By Lloyd Axworthy, April 29, 2015
Let me begin with a direct counterpoint to the proposition that there are too many kids in Canadian universities. Instead, I believe the opposite. We should be affirming the right and need for Canada to offer opportunity and access to any of its citizens to have the choice to attend university.
It is a belief grounded in my experience as president of a downtown urban university for 10 years, working to open doors for many individuals young and old, aboriginal, new Canadians, disadvantaged and disabled. Watching with awe and admiration as those considered as marginal or beyond the orbit of higher education blossomed into good students with an appetite to achieve. I see education as a fundamental building block in the wellbeing of democracy and justice in our community, necessary for the enhancement of individual talent and as an experience that must be open and available to all those who seek its benefits.

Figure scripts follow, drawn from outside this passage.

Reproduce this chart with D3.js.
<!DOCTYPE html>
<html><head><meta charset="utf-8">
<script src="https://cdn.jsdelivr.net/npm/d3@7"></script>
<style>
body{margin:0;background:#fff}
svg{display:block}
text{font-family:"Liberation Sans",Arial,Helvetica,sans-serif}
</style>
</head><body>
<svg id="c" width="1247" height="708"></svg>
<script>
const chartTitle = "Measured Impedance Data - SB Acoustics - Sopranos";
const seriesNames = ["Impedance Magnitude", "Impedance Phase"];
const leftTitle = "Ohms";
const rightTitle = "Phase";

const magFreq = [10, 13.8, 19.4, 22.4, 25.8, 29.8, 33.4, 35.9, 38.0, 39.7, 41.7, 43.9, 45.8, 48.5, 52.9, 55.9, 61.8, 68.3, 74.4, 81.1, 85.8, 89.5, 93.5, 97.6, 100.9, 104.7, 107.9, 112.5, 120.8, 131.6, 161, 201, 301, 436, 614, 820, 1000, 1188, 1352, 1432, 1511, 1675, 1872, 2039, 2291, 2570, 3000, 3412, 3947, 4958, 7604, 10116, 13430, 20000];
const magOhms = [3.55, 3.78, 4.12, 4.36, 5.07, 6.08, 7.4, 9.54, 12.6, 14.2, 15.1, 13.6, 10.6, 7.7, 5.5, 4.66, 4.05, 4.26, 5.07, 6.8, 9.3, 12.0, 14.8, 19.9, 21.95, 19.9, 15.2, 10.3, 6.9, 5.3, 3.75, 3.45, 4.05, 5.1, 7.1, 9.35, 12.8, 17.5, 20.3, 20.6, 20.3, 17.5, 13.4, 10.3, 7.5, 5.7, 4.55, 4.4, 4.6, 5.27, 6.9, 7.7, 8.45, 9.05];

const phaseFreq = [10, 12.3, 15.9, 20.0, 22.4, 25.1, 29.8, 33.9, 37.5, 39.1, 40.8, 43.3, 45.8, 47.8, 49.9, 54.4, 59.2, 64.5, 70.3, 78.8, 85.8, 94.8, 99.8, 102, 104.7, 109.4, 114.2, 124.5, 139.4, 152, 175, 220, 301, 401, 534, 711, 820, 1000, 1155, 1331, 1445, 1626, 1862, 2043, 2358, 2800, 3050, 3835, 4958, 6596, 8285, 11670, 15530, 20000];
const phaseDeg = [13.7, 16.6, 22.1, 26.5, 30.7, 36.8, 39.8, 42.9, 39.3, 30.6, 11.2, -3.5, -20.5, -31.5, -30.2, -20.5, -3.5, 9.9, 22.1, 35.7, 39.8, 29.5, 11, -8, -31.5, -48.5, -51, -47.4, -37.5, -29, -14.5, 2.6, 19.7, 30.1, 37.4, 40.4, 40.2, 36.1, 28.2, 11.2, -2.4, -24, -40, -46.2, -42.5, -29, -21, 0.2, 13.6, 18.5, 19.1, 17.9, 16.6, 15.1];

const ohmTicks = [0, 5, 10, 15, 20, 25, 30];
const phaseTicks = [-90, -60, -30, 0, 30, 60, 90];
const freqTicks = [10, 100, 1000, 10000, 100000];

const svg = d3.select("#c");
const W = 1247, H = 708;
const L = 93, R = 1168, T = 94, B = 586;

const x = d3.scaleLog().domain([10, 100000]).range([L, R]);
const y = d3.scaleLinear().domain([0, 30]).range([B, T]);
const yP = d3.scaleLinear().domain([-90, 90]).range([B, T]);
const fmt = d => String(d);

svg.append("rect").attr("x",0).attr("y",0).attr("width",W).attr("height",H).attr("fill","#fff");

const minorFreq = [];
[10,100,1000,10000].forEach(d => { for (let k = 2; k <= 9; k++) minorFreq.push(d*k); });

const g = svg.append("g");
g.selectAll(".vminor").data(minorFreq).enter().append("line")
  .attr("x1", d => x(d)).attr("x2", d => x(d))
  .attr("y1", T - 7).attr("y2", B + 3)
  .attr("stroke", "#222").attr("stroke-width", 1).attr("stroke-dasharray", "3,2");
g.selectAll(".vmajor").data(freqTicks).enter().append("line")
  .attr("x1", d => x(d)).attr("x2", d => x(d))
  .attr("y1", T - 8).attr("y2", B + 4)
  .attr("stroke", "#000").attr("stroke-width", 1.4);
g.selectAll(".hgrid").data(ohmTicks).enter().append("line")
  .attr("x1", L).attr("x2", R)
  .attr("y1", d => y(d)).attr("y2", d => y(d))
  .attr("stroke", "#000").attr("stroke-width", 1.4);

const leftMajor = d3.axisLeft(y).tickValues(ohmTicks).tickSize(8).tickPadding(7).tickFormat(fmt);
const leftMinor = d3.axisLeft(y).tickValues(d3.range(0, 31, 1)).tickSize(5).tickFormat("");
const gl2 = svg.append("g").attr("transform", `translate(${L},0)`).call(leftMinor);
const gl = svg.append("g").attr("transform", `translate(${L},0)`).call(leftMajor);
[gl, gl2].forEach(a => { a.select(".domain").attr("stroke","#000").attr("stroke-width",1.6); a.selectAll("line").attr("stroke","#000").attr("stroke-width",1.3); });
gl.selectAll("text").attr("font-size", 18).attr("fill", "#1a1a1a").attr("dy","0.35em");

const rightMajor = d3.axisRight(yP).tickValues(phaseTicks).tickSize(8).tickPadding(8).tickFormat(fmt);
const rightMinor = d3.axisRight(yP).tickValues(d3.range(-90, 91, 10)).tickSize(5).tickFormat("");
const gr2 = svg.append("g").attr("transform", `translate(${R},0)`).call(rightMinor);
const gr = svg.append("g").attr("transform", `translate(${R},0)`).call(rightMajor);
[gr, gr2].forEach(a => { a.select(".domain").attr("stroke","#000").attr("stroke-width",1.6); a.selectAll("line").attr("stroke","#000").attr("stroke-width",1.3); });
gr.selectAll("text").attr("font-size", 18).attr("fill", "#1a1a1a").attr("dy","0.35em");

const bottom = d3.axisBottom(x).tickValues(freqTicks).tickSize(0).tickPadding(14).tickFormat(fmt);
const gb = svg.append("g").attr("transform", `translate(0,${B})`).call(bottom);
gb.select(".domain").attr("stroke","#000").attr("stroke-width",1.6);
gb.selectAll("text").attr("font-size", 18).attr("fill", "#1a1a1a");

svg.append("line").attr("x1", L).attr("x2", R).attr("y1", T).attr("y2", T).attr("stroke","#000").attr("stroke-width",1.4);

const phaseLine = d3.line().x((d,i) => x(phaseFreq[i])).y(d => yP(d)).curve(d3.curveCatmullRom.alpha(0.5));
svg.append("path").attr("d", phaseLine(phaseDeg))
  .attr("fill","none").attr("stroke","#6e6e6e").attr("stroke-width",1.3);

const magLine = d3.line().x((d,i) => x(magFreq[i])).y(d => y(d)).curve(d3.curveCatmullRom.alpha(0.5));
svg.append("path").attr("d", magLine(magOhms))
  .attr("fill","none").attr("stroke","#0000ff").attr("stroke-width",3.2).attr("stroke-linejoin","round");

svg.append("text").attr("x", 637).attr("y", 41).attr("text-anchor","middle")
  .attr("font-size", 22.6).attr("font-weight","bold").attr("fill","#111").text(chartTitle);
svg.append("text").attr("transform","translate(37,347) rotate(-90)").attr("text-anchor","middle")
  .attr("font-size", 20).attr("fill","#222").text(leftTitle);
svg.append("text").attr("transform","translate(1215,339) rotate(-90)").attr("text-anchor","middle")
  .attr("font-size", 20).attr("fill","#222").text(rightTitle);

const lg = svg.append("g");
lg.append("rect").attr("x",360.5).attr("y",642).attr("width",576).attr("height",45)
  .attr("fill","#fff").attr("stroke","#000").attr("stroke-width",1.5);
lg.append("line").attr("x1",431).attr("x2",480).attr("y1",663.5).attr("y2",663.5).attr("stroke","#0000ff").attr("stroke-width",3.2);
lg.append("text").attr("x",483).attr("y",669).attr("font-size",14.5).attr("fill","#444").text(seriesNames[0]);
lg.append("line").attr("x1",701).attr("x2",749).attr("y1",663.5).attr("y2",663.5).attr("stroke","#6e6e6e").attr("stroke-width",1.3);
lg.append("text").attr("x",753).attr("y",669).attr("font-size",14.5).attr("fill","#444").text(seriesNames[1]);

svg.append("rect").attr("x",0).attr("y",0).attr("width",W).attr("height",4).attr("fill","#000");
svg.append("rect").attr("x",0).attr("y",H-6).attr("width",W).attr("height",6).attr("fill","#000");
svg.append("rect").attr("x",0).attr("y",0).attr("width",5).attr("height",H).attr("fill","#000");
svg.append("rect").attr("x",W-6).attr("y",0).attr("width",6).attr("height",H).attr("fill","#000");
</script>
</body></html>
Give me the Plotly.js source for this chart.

This belief is confirmed after reading the assertion of Dr. Ken Coates that university enrolment should be reduced by 30 per cent, which, in fact, is a prescription for a return to an elitism in higher education, excluding all those who aspire but who are handicapped by family background, finances and starting gate disadvantages.
Those who are presently the apostles of a “back to the trades” argument use the nostrum that Canada biases its funding towards university and away from skilled trades.
This is not borne out by figures from the OECD, which show that we stand only 17th in young people who have finished university. Data also show that the university educated still hold a wage advantage, and in the latest recession were less vulnerable to being unemployed.
And here is an important fact: Since the economic downturn in 2008, there has been a net increase of 865,000 jobs for university graduates, compared to 435,000 net new jobs for college and trades graduates, while 510,000 jobs were lost for those with no postsecondary education. University graduates are obtaining high quality, full-time jobs after graduation.
So why this attack mode of discourse against universities? Is it simply a money grab as the public funding thins out, a beggar-thy-neighbour approach, a conservative reaction against the broadening of university education? Whatever the reason, it’s a mug’s game that diverts attention from real issues beginning with the unequal spread of participation that leaves one-third of young Canadians without any postsecondary learning, and a continuing equality gap in Canada.
As Andrew Parkin of the Canadian Council of Education Ministers points out: “There is a problem with arguing that, if we want more college graduates in order to address anticipated skills shortages, we need fewer university ones. If the goal is to better align education with the needs of the labour market, we need to do better than engage in a zero-sum trade-off between the college and university sectors.”
Often overlooked are the increasingly seamless connections between all levels of education. At the University of Winnipeg we had partnership programs with local colleges, even high schools in offering joint programs, combining academic and skill courses. Learning was not just a matter of specializing in one set of skills, but leaning to write, analyze, innovate — developing a more holistic form of education. There is a move toward experiential learning, on-the-ground practicums, employer/university joint programs and social enterprise projects within the university.
And, that’s what we would often hear from employers. They wanted employees who could handle increasingly complicated tasks, and be able to communicate that with their co-workers. As Nicholas Kristof of The New York Times writes, “liberal arts equip students with communications and interpersonal skills that are valuable and genuinely rewarded in the labour force, especially when accompanied by technical abilities.”
The future job market is not set in stone. The powerful forces of technology, global competition, new research into cognitive learning abilities and the advent of robotics will propel significant change in the labour market, and who succeeds and who is left behind.
Ken Coates himself admits that it is difficult, if not impossible, to predict what will be the labour market demands in the future. It seems a leap of tortured logic to then recommend a substantial change in the higher educational opportunities of young Canadians without knowing what the outcome will be.
When I became president at the University of Winnipeg in 2004, I had a mandate to reset the strategic direction of our growing, downtown urban campus into an educational institution that is open and reflective of the social and economic realities that surround it. To respond, we established summer camps, brought inner city kids onto campus, established an opportunity fund that has resulted in 1,500 low-income young men and women to come to university, and from that base move on to jobs in a variety of callings
And I can say that, when we look at the impacts of those learning choices on thousands of young people who had never thought of university and never believed that they would ever attend, we know that positive changes are possible, that reforms are feasible.
For me the task is to tap every young Canadian on the shoulder, offering the prospect of learning at the post-secondary level; this is the kind of goal we should be aiming for, not the reduction of opportunities in a purposeless competition among institutions.
Lloyd Axworthy is former president of the University of Winnipeg and former Canadian foreign minister.